Bukan suatu hal baru lagi jika Indonesia dikenal sebagai negara yang pluralis. Berbagai pulau dihuni oleh kelompok masyarakat dengan karakteristik yang berbeda. Sebut saja keberagaman. Keberagaman selalu menunjukkan adanya beberapa jumlah agama, ras, suku, budaya, dan bahasa dalam suatu kelompok. Sedangkan pluralisme sering dimaknai adanya kesediaan keterbukaan dan toleransi di tengah-tengah keberagaman yang mengkulminasikan perdamaian sebagai hasil untuk dipertahankan.
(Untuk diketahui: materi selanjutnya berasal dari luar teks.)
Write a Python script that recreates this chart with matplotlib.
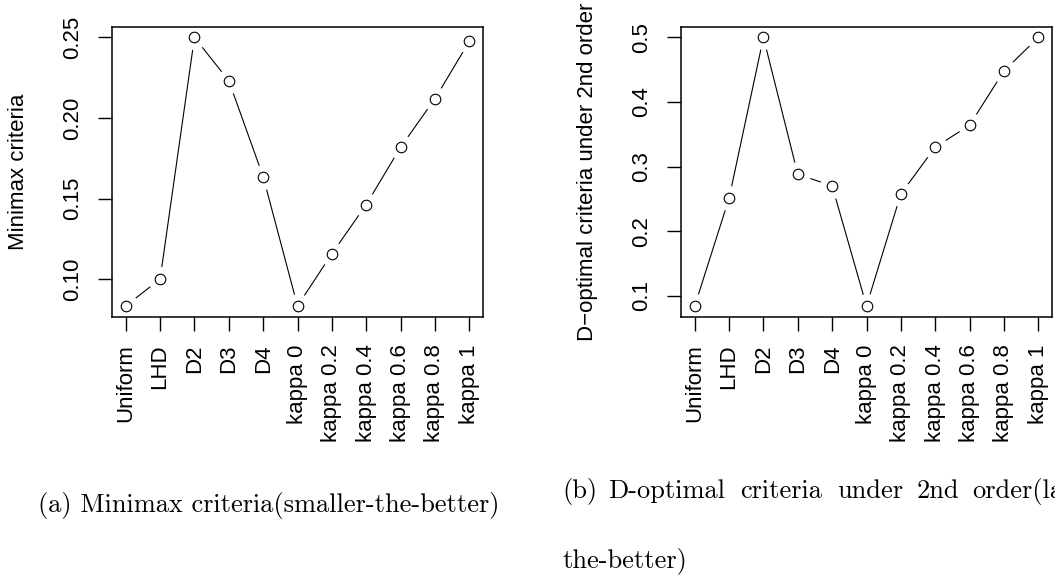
# import packages
import numpy as np
from matplotlib import pyplot as plt

# designs on the x axis
designs = ['Uniform', 'LHD', 'D2', 'D3', 'D4', 'kappa 0', 'kappa 0.2',
           'kappa 0.4', 'kappa 0.6', 'kappa 0.8', 'kappa 1']

# minimax criteria (smaller the better)
minimax = [0.0833, 0.1000, 0.2500, 0.2231, 0.1636, 0.0833, 0.1157,
           0.1462, 0.1818, 0.2119, 0.2475]
minimax_ticks = [0.10, 0.15, 0.20, 0.25]

# D-optimal criteria under 2nd order (larger the better)
doptimal = [0.084, 0.251, 0.500, 0.288, 0.270, 0.084, 0.2575,
            0.330, 0.364, 0.448, 0.500]
doptimal_ticks = [0.1, 0.2, 0.3, 0.4, 0.5]

W, H = 1055, 577
fig = plt.figure(figsize=(W / 100, H / 100), dpi=100)

sans = ['Liberation Sans', 'DejaVu Sans']


def panel(left, values, ticks, fmt, ylabel):
    ax = fig.add_axes([left / W, (H - 316.7) / H, 371 / W, 290 / H])
    x = np.arange(len(values))
    # R type="b": line broken around each point
    ax.plot(x, values, color='black', lw=0.8, zorder=1)
    ax.plot(x, values, 'o', ms=18, mfc='white', mec='none', zorder=1.5)
    ax.plot(x, values, 'o', ms=7.6, mfc='white', mec='black', mew=0.8,
            zorder=3)
    ax.margins(0.04)
    for s in ax.spines.values():
        s.set_linewidth(1.1)
    ax.set_xticks(x)
    ax.set_xticklabels(designs, rotation=90, fontsize=16, family=sans)
    ax.set_yticks(ticks)
    ax.set_yticklabels([fmt % t for t in ticks], rotation=90, va='center',
                       fontsize=16, family=sans)
    ax.tick_params(axis='x', length=10, width=1, pad=10)
    ax.tick_params(axis='y', length=10, width=1, pad=11)
    ax.set_ylabel(ylabel, fontsize=16, family=sans)
    ax.yaxis.label.set_va('center')
    ax.yaxis.set_label_coords(-93 / 371, 0.5)
    return ax


panel(112, minimax, minimax_ticks, '%.2f', 'Minimax criteria')
panel(681, doptimal, doptimal_ticks, '%.1f',
      'D\u2212optimal criteria under 2nd order')

# sub captions (justified line in (b), words placed one by one)
cap = dict(family='cmr10', fontsize=19, va='baseline', ha='left')
fig.text(38 / W, (H - 512) / H, '(a) Minimax criteria(smaller-the-better)',
         **cap)
words = ['(b)', 'D-optimal', 'criteria', 'under', '2nd', 'order(larger-']
word_x = [562, 608, 740, 837, 917, 972]
for w, xp in zip(words, word_x):
    fig.text(xp / W, (H - 498) / H, w, **cap)
fig.text(562 / W, (H - 567) / H, 'the-better)', **cap)

plt.savefig('out.png', dpi=100)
Namun ironisnya, dalam proses sosial sering ditemui adanya kelompok-kelompok tertentu yang sengaja diklasifikasikan berdasarkan latar belakang yang sama. Bahkan bukan hal asing apabila keberagaman seringkali menjadi kausalitas timbulnya konflik hingga perpecahan kelompok akibat hal-hal sepele yang dianggap kontroversial. Di era pesta demokrasi misalnya.
Pesta demokrasi menunjukkan kedaulatan rakyat dengan memilih kandidat untuk menjadi pemimpin yang sesuai dengan kriterianya. Terlepas dari itu, pemahaman istilah demokrasi tidak hanya berputar pada konsep yang berkembang dalam dunia politik saja. Melainkan suatu konsep menghargai setiap hak-hak dan kemampuan individu dalam bermasyarakat. Menghargai pendapat misalnya. Setiap orang berhak menyuarakan pendapatnya sebagaimana yang termaktub dalam Undang-Undang Dasar 1945.
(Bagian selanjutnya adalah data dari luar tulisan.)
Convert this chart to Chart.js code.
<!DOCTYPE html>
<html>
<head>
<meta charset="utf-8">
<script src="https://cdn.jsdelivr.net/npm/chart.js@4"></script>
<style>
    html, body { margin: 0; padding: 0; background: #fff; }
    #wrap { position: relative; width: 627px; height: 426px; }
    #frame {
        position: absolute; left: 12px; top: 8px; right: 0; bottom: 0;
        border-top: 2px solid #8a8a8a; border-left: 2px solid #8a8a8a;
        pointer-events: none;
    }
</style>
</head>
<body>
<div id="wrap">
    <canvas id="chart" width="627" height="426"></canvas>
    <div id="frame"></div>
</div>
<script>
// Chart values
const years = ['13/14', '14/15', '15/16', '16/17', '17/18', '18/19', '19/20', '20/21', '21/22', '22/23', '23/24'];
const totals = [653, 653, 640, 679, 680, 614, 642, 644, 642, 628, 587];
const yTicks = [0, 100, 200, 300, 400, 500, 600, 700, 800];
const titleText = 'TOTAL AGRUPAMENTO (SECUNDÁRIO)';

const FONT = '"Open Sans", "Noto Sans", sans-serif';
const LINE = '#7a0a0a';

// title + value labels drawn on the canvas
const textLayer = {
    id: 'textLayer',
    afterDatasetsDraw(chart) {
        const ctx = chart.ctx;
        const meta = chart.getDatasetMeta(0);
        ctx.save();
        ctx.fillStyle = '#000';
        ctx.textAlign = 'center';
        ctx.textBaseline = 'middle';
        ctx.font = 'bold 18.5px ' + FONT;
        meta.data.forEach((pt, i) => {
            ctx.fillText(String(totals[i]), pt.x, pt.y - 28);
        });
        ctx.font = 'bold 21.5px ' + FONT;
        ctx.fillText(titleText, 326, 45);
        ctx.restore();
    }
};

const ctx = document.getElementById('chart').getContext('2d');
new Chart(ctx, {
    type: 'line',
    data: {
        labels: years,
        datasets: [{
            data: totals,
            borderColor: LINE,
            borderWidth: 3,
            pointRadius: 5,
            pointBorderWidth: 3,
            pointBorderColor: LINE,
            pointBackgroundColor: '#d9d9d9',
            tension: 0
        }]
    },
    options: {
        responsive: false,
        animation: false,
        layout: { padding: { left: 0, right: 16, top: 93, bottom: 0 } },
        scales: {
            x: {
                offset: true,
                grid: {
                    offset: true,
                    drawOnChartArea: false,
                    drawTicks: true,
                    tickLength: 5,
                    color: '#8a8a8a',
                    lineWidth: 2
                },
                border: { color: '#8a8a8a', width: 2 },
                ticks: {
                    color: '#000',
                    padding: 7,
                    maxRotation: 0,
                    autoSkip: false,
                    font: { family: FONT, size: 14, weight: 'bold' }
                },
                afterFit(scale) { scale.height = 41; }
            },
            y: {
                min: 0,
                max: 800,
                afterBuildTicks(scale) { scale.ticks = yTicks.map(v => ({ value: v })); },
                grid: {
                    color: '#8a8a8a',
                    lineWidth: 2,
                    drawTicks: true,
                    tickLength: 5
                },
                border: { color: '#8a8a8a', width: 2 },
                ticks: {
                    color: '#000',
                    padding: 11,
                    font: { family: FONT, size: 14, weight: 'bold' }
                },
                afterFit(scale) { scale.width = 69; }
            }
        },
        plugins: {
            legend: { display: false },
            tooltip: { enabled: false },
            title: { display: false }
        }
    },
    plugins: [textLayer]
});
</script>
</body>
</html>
Jelang pilpres 2019 beberapa hari ini, suara rakyat mewarnai di setiap beranda media sosial. Khususnya beberapa pernyataan persuasif yang bermaksud untuk mengajak orang lain agar memilih calon atau kandidat yang sesuai dengan kehendaknya. Namun tidak jarang ditemui, bahwa pada akhirnya tanpa disadari pernyataan tersebut justru mendapat respon yang negatif akibat misaferensi. Kelompok lain sebagai kubu lawan memiliki sudut pandang berbeda hingga kemudian menilai bahwa ia terlalu berlebihan dan bertolak dengan fakta yang ada. Perbedaan pendapat ini seringkali berujung pada klaim kebenaran pribadi. Seperti antara dua kubu yang saling mengklaim bahwa capres dan cawapres yang dipilih sesuai kehendaknya adalah pemimpin yang lebih pantas membawa Indonesia menjadi lebih baik, berkembang, dan maju.
Dari konflik tersebut akhirnya berimbas pada orang lain yang tidak pandai memfilter informasi sehingga menjadi bimbang dan lebih memilih golput daripada menyuarakan hak suaranya. Padahal hak suara setiap individu akan menentukan siapa pemimpin yang pantas untuk memimpin bangsa Indonesia. Maka dari itu terlepas dari beberapa konflik yang telah terjadi, di hari tenang menuju pilpres saat ini, mari kita renungkan kembali betapa pentingnya hak suara kita demi masa depan Negara Republik Indonesia yang lebih baik. Apabila masih ada kesempatan untuk menimbang kelebihan dan kekurangan dari kedua capres dan cawapres, maka lakukanlah dan pilih salah satu yang menurut anda pantas. SEBAB GOLPUT TIDAK AKAN MEMBERIKAN SOLUSI BAGI INDONESIA!!!